§ INFORMATION SHOWN
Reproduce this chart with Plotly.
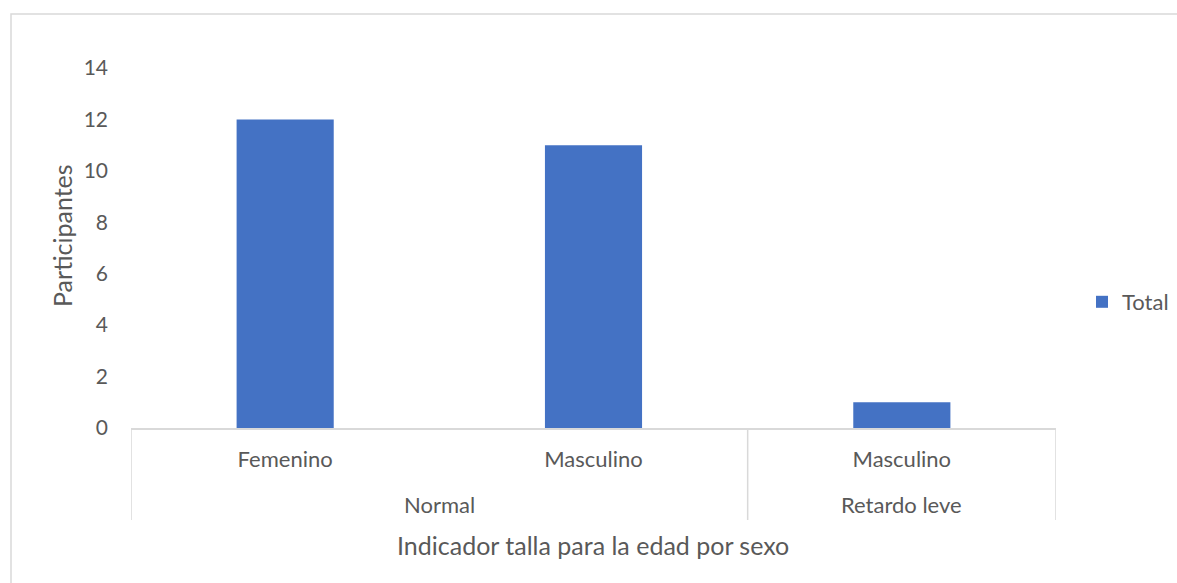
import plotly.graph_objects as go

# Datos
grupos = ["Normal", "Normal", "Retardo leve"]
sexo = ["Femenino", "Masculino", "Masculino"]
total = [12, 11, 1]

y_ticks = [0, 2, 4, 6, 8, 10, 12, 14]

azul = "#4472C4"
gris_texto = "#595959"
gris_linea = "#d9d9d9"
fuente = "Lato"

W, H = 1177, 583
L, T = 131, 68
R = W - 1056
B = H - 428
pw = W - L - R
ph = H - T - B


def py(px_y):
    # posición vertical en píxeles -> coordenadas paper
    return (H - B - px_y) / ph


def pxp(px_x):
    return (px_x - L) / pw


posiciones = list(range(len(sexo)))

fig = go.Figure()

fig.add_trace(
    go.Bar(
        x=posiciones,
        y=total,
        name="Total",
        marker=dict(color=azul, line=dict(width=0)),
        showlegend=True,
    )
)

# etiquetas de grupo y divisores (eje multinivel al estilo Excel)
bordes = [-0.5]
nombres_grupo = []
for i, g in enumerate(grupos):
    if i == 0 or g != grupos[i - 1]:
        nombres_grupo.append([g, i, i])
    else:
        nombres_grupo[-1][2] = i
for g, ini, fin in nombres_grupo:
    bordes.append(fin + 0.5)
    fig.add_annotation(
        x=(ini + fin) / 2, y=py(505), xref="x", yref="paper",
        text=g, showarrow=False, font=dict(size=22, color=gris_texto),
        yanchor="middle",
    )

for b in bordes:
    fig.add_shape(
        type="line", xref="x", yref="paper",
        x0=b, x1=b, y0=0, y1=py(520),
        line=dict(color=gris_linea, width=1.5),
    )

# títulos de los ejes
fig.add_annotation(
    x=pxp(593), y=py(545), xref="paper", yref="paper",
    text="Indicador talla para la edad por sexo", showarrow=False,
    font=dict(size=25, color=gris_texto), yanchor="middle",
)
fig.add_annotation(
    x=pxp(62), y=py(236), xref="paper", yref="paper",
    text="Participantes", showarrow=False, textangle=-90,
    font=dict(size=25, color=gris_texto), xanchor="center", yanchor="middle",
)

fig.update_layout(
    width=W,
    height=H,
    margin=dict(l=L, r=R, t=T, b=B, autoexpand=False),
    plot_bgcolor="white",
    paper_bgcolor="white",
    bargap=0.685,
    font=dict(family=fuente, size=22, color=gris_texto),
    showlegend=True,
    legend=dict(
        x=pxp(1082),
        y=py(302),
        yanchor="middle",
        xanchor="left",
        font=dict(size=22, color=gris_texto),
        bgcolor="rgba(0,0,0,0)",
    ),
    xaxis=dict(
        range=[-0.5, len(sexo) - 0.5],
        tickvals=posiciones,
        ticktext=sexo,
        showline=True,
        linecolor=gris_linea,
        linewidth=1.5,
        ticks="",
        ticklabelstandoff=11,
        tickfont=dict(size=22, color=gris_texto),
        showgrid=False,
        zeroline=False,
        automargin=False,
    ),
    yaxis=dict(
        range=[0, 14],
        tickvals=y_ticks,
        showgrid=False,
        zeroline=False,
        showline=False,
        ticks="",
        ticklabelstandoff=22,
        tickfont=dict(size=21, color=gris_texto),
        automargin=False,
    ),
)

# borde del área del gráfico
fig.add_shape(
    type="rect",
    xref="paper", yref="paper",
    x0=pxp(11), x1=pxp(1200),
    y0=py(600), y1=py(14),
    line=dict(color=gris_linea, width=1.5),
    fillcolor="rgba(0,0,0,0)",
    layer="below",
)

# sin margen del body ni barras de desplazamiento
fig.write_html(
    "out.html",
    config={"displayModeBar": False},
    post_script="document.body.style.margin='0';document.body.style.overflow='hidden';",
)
* * *
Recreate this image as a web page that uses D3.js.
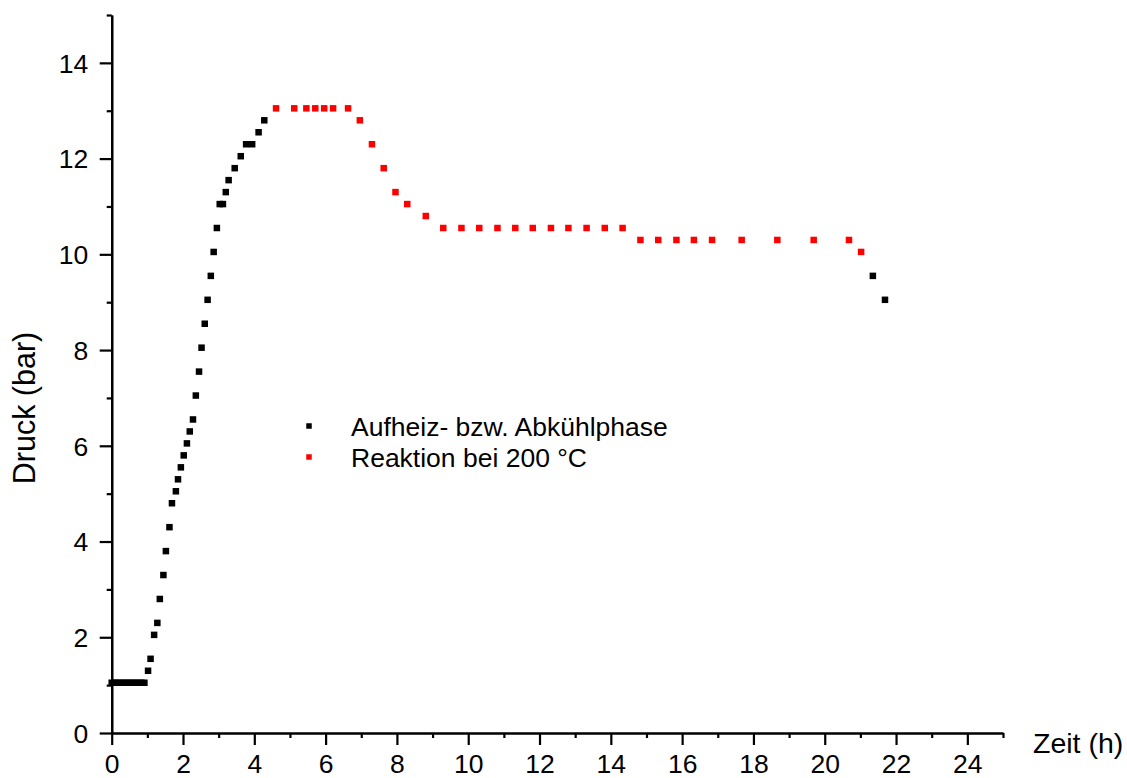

§ STATED GOAL
Exactly and only the lines from the line with "Reproduce this chart with Plotly." to the line with "y_ticks = [0, 2, 4, 6, 8, 10, 12, 14]", both ends included, should be echoed. Do not carry over the pictures.

§ FULL SOLUTION
Reproduce this chart with Plotly.
import plotly.graph_objects as go

# Datos
grupos = ["Normal", "Normal", "Retardo leve"]
sexo = ["Femenino", "Masculino", "Masculino"]
total = [12, 11, 1]

y_ticks = [0, 2, 4, 6, 8, 10, 12, 14]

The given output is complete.